The IRS states the following seven suspicious signs could indicate an incorrect claim:

  • Too many quarters claimed. Some promoters urged employers to claim the ERC for all quarters the credit was available. Qualifying for all quarters is uncommon. Employers should carefully review their eligibility for each quarter.
  • Government orders that do not qualify. Some promoters told employers they can claim the ERC if any government order was in place in their area, even if their operations were not affected or if they chose to suspend their business operations voluntarily. This is false. Some promoters also suggested an employer qualifies based on communications from OSHA. This is generally not true. Employers should review the frequently asked questions about the ERC regarding qualifying government orders for more information and helpful examples.
  • Too many employees and wrong calculations. Employers should be cautious about claiming the ERC for all wages paid to every employee on their payroll. Employers need to meet certain rules for wages to be considered qualified wages, depending on the tax period. Employers should review all calculations to avoid overclaiming the credit. They should not use the same credit amount across multiple tax periods for each employee.
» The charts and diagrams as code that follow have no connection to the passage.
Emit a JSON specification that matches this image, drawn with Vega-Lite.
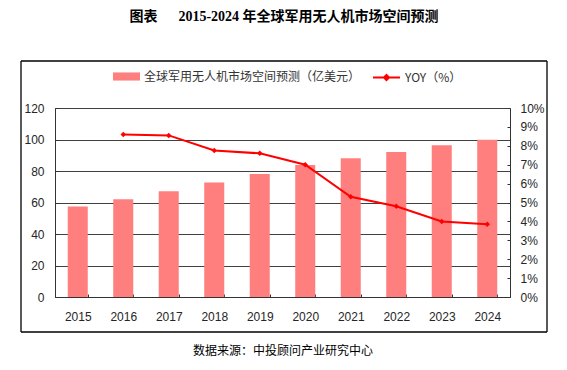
{
  "$schema": "https://vega.github.io/schema/vega-lite/v6.json",
  "width": 526,
  "height": 271,
  "autosize": {"type": "none"},
  "padding": {"left": 21, "top": 61, "right": 20, "bottom": 38},
  "background": "white",
  "title": {
    "text": "图表\u3000\u00a0\u00a02015-2024 年全球军用无人机市场空间预测",
    "anchor": "middle",
    "frame": "group",
    "fontSize": 14,
    "fontWeight": "bold",
    "font": "Liberation Serif, Noto Sans CJK SC",
    "color": "black",
    "offset": 36
  },
  "config": {
    "view": {"stroke": null},
    "axis": {
      "labelFont": "Liberation Sans",
      "labelFontSize": 12,
      "labelColor": "#262626",
      "domainColor": "#333333",
      "tickColor": "#333333",
      "domainWidth": 1,
      "tickWidth": 1
    },
    "legend": {
      "labelFont": "Noto Sans CJK SC",
      "labelFontSize": 12,
      "labelColor": "#333333",
      "labelLimit": 0,
      "padding": 0
    }
  },
  "layer": [
    {
      "data": {
        "values": [
          {"year": "2015", "market": 57.5, "yoy": null},
          {"year": "2016", "market": 62.0, "yoy": 8.6},
          {"year": "2017", "market": 67.2, "yoy": 8.55},
          {"year": "2018", "market": 72.7, "yoy": 7.75},
          {"year": "2019", "market": 78.1, "yoy": 7.6},
          {"year": "2020", "market": 83.8, "yoy": 7.0},
          {"year": "2021", "market": 88.1, "yoy": 5.3},
          {"year": "2022", "market": 92.0, "yoy": 4.8},
          {"year": "2023", "market": 96.3, "yoy": 4.0},
          {"year": "2024", "market": 99.8, "yoy": 3.85}
        ]
      },
      "encoding": {
        "x": {
          "field": "year",
          "type": "ordinal",
          "scale": {"range": [34, 489], "paddingInner": 0.56, "paddingOuter": 0.28},
          "axis": {
            "orient": "bottom",
            "offset": -35,
            "tickBand": "extent",
            "tickSize": -3,
            "labelPadding": 17,
            "labelAngle": 0,
            "grid": false,
            "title": "数据来源：中投顾问产业研究中心",
            "titleFont": "Noto Sans CJK SC",
            "titleFontSize": 12,
            "titleFontWeight": "normal",
            "titleColor": "black",
            "titlePadding": 23
          }
        }
      },
      "layer": [
        {
          "mark": {"type": "bar"},
          "encoding": {
            "y": {
              "field": "market",
              "type": "quantitative",
              "scale": {"domain": [0, 120], "range": [236, 47], "nice": false},
              "axis": {
                "orient": "left",
                "offset": -34,
                "values": [0, 20, 40, 60, 80, 100, 120],
                "grid": true,
                "gridColor": "#404040",
                "gridWidth": 1,
                "tickSize": -3,
                "labelPadding": 14,
                "title": null
              }
            },
            "fill": {
              "datum": "全球军用无人机市场空间预测（亿美元）",
              "scale": {"range": ["#FF7F7F"]},
              "legend": {
                "orient": "none",
                "legendX": 92,
                "legendY": 2,
                "title": null,
                "symbolType": "M-1,-0.3H1V0.3H-1Z",
                "symbolSize": 729,
                "symbolStrokeWidth": 0,
                "labelOffset": 4
              }
            }
          }
        },
        {
          "encoding": {
            "y": {
              "field": "yoy",
              "type": "quantitative",
              "scale": {"domain": [0, 10], "range": [236, 47], "nice": false},
              "axis": {
                "orient": "right",
                "offset": -37,
                "values": [0, 1, 2, 3, 4, 5, 6, 7, 8, 9, 10],
                "labelExpr": "datum.value + '%'",
                "grid": false,
                "tickSize": -3,
                "labelPadding": 13,
                "title": null
              }
            }
          },
          "layer": [
            {
              "mark": {"type": "line", "strokeWidth": 2},
              "encoding": {
                "stroke": {
                  "datum": "YOY（%）",
                  "scale": {"range": ["#FF0000"]},
                  "legend": {
                    "orient": "none",
                    "legendX": 351,
                    "legendY": 2,
                    "title": null,
                    "symbolType": "M-1,0H1M0,-0.19L0.19,0L0,0.19L-0.19,0Z",
                    "symbolSize": 729,
                    "symbolStrokeWidth": 2,
                    "labelOffset": 4
                  }
                }
              }
            },
            {
              "mark": {"type": "point", "shape": "diamond", "filled": true, "color": "#FF0000", "size": 30, "opacity": 1},
              "encoding": {}
            }
          ]
        }
      ],
      "resolve": {"scale": {"y": "independent"}}
    },
    {
      "data": {
        "values": [
          {"fx0": 0, "fx1": 1, "fy0": 0, "fy1": 0},
          {"fx0": 0, "fx1": 1, "fy0": 1, "fy1": 1},
          {"fx0": 0, "fx1": 0, "fy0": 0, "fy1": 1},
          {"fx0": 1, "fx1": 1, "fy0": 0, "fy1": 1}
        ]
      },
      "mark": {"type": "rule", "color": "black", "strokeWidth": 1.3, "clip": false},
      "encoding": {
        "x": {"field": "fx0", "type": "quantitative", "scale": {"domain": [0, 1], "nice": false, "zero": false}, "axis": null},
        "x2": {"field": "fx1"},
        "y": {"field": "fy0", "type": "quantitative", "scale": {"domain": [0, 1], "nice": false, "zero": false}, "axis": null},
        "y2": {"field": "fy1"}
      }
    }
  ],
  "resolve": {"scale": {"x": "independent", "y": "independent"}}
}
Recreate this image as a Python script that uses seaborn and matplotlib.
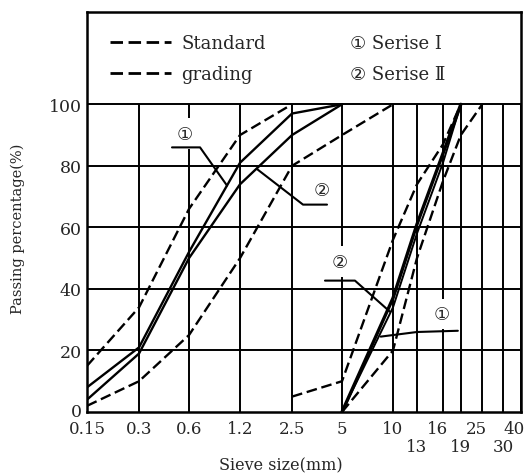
import numpy as np
import pandas as pd
import matplotlib
matplotlib.use("Agg")
import matplotlib.pyplot as plt
import matplotlib.transforms as mtransforms
from matplotlib.lines import Line2D
import seaborn as sns

# ---------------- data ----------------
sieve_sizes = [0.15, 0.3, 0.6, 1.2, 2.5, 5, 10, 13, 16, 19, 25, 30, 40]
sieve_positions = [0, 1.02, 2.0, 3.0, 4.02, 5.0, 6.0, 6.47, 6.98, 7.33, 7.75, 8.16, 8.51]
top_row_ticks = [0.15, 0.3, 0.6, 1.2, 2.5, 5, 10, 16, 25, 40]
top_row_labels = ["0.15", "0.3", "0.6", "1.2", "2.5", "5", "10", "16", "25", "40"]
second_row_ticks = [13, 19, 30]
second_row_labels = ["13", "19", "30"]
y_ticks = [0, 20, 40, 60, 80, 100]

# fine aggregate
fine_sizes = [0.15, 0.3, 0.6, 1.2, 2.5, 5]
fine_series1 = [8, 21, 52, 81, 97, 100]
fine_series2 = [4, 19, 50, 74, 90, 100]
fine_upper_sizes = [0.15, 0.3, 0.6, 1.2, 2.5]
fine_upper = [15, 34, 66, 90, 100]
fine_lower_sizes = [0.15, 0.3, 0.6, 1.2, 2.5, 5, 10]
fine_lower = [2, 10, 25, 50, 80, 90, 100]

# coarse aggregate
coarse_sizes = [5, 10, 13, 16, 19]
coarse_series1 = [0, 37, 61, 84, 100]
coarse_series2 = [0, 34, 58, 81, 100]
coarse_upper_sizes = [2.5, 5, 10, 13, 16, 19]
coarse_upper = [5, 10, 56, 74, 87, 100]
coarse_lower_sizes = [5, 10, 13, 16, 19, 25]
coarse_lower = [0, 20, 50, 75, 90, 100]

legend_labels = ["Standard", "grading", "\u2460 Serise \u2160", "\u2461 Serise \u2161"]

# ---------------- style ----------------
sns.set_style("white")
plt.rcParams["font.family"] = ["DejaVu Serif", "DejaVu Sans", "Noto Sans CJK SC"]

fig = plt.figure(figsize=(5.27, 4.77), dpi=100)
ax = fig.add_axes([87 / 527, (477 - 413) / 477, 434 / 527, 400 / 477])


def forward(x):
    return np.interp(x, sieve_sizes, sieve_positions)


def inverse(p):
    return np.interp(p, sieve_positions, sieve_sizes)


ax.set_xscale("function", functions=(forward, inverse))
ax.set_xlim(0.15, 40)
ax.set_ylim(0, 130)

# grid
ax.hlines(y_ticks[1:], 0.15, 40, color="black", lw=1.4, zorder=1)
ax.vlines(sieve_sizes, 0, 100, color="black", lw=1.4, zorder=1)

dash = (0, (4.5, 2))
lw = 1.7
curves = [
    (fine_sizes, fine_series1, "-", lw),
    (fine_sizes, fine_series2, "-", lw),
    (fine_upper_sizes, fine_upper, dash, lw),
    (fine_lower_sizes, fine_lower, dash, lw),
    (coarse_sizes, coarse_series1, "-", 2.4),
    (coarse_sizes, coarse_series2, "-", 1.4),
    (coarse_upper_sizes, coarse_upper, dash, lw),
    (coarse_lower_sizes, coarse_lower, dash, lw),
]
for xs, ys, ls, w in curves:
    sns.lineplot(x=xs, y=ys, ax=ax, color="black", linestyle=ls, linewidth=w,
                 sort=False, estimator=None, zorder=2)

# series labels with leaders
labels = [
    ("\u2460", 0.575, 90.5, [(0.498, 86), (0.73, 86), (1.047, 73.6)]),
    ("\u2461", 4.0, 72.3, [(1.62, 79), (3.05, 67.4), (4.25, 67.4)]),
    ("\u2461", 4.9, 48.9, [(4.15, 42.7), (6.27, 42.7), (9.7, 32.6)]),
    ("\u2460", 15.9, 31.9, [(8.8, 24.5), (13, 26), (18.5, 26.4)]),
]
for txt, tx, ty, pts in labels:
    ax.text(tx, ty, txt, ha="center", va="center", fontsize=13,
            family=["DejaVu Sans"], zorder=3,
            bbox=dict(boxstyle="square,pad=0.35", fc="white", ec="none"))
    px, py = zip(*pts)
    ax.plot(px, py, color="black", lw=1.5, zorder=4)

# ticks
ax.set_xticks(top_row_ticks)
ax.set_xticklabels(top_row_labels)
ax.set_xticks(second_row_ticks, minor=True)
ax.set_xticklabels(second_row_labels, minor=True)
ax.tick_params(axis="x", which="major", length=0, pad=6, labelsize=12)
ax.tick_params(axis="x", which="minor", length=0, pad=18.5, labelsize=12)
ax.set_yticks(y_ticks)
ax.tick_params(axis="y", length=0, pad=4, labelsize=12.5)

# nudge the right-most labels slightly left, as in the reference
shifts = {"16": -4, "25": -4, "40": -5}
for lbl in ax.get_xticklabels():
    s = shifts.get(lbl.get_text())
    if s:
        lbl.set_transform(lbl.get_transform() +
                          mtransforms.ScaledTranslation(s / 72, 0, fig.dpi_scale_trans))
for lbl in ax.get_yticklabels():
    if lbl.get_text() == "0":
        lbl.set_transform(lbl.get_transform() +
                          mtransforms.ScaledTranslation(0, 2 / 72, fig.dpi_scale_trans))

for s in ax.spines.values():
    s.set_linewidth(1.8)
    s.set_color("black")

ax.set_xlabel("Sieve size(mm)", fontsize=11.5)
ax.set_ylabel("Passing percentage(%)", fontsize=10.5)
ax.xaxis.set_label_coords(0.447, -0.112)
ax.yaxis.set_label_coords(-0.143, 0.46)

handles = [
    Line2D([], [], color="black", linestyle=dash, lw=2),
    Line2D([], [], color="black", linestyle=dash, lw=2),
    Line2D([], [], linestyle="none"),
    Line2D([], [], linestyle="none"),
]
ax.legend(handles, legend_labels, ncol=2, loc="upper left",
          bbox_to_anchor=(0.053, 0.945), frameon=False, fontsize=13,
          borderaxespad=0, borderpad=0, handlelength=3.4, handletextpad=0.55,
          columnspacing=0.7, labelspacing=0.72)

fig.savefig("out.png", dpi=100)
For details about credit amounts, see the ERC 2020 vs. 2021 Comparison Chart
  • Supply chain issues. A supply chain disruption alone does not qualify an employer for the ERC. Employers must ensure their supplier’s government order meets the requirements. Employers should carefully review the rules regarding supply chain issues and examples in the 2023 legal memo about supply chain disruptions.
  • Claims for too much of a tax period. It is possible, but uncommon, for an employer to qualify for the ERC for the entire calendar quarter if his or her business operations were fully or partially suspended because of a government order during a portion of a calendar quarter. A business in this situation can claim the ERC only for wages paid during the suspension period—not the whole quarter. Businesses should check their claim for overstated qualifying wages and keep payroll records that support their claim.
  • Did not pay wages or did not exist during the eligibility period. Employers can only claim the ERC for tax periods when they paid wages to employees. Records available to the IRS show some businesses that claimed the ERC did not have any employees or claimed the credits for tax periods before the business existed.
  • Promoter says there is nothing to lose. Businesses should be on high alert regarding any ERC promoter who urged them to claim the ERC because they “have nothing to lose.” Businesses that incorrectly claim the ERC risk repayment, penalties, interest, audit and other expenses.

Employer guidance regarding rule banning noncompete agreements

On April 23, the Federal Trade Commission approved a final rule to prohibit the use of noncompete agreements by employers for most employees. The agency argues the rule is needed because such clauses in employment contracts constitute an unfair method of competition under the Federal Trade Commission Act. Once implemented, existing noncompete agreements for most employees will no longer be enforceable; however, some existing agreements with senior executives will be allowed to remain in force under the rule, which will take effect Sept. 4. To help employers better understand the rule and how to ensure compliance, the agency has prepared a Business and Small Entity Compliance Guide. Also, the agency recorded a compliance webinar May 14.